What we haven’t seen is the Mother. Which was OK for the first few series, but has now gone well past the point of gripping and reached the territory of ‘I want to throw something at the TV every time you give us a spoiler involving an umbrella’.

 This season has been worse than ever, with constant references to her (including a very sneaky episode when we met her roommate in the form of a Rachel Bilson cameo), but there’s been no juice.

We know it’s not Stella, Robin, Britney Spears or any other of Ted’s increasing list of loves, but that’s all we know.

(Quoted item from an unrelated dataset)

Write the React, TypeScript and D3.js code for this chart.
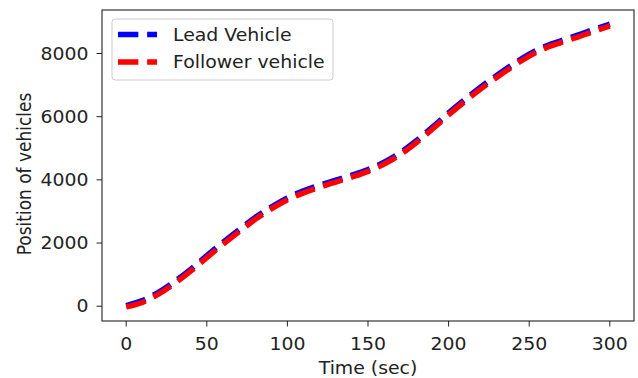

 And the thing is, it’s getting old. How I Met Your Mother still delivers (this week’s episode on ‘hooks’, or people who you keep around ‘just in case’ was pure genius) but not always. The jokes are getting rehashed, the teasers frustrating.

 In short, it’s having a mid life crisis.

That’s OK though. So did Lost, in Season 3, when the writers put Sawyer and Kate into cages for what of a better plotline. But then they set an end date for the series, and suddenly we were back on for gripping action and suspense being built up into Something.

 So, Carter Bays and Craig Thomas. You’ve done well, creating a comedy that actually brings laughs and scripting a group of actors who can act. It’s been fun.

 But for crying out loud, work out where you’re going with it.

 Because if we get to season 8, and suddenly Ted reveals ‘so, kids, in the summer of 2012 I gave up the hunt and adopted you’, there are going to be a lot of broken television sets out there.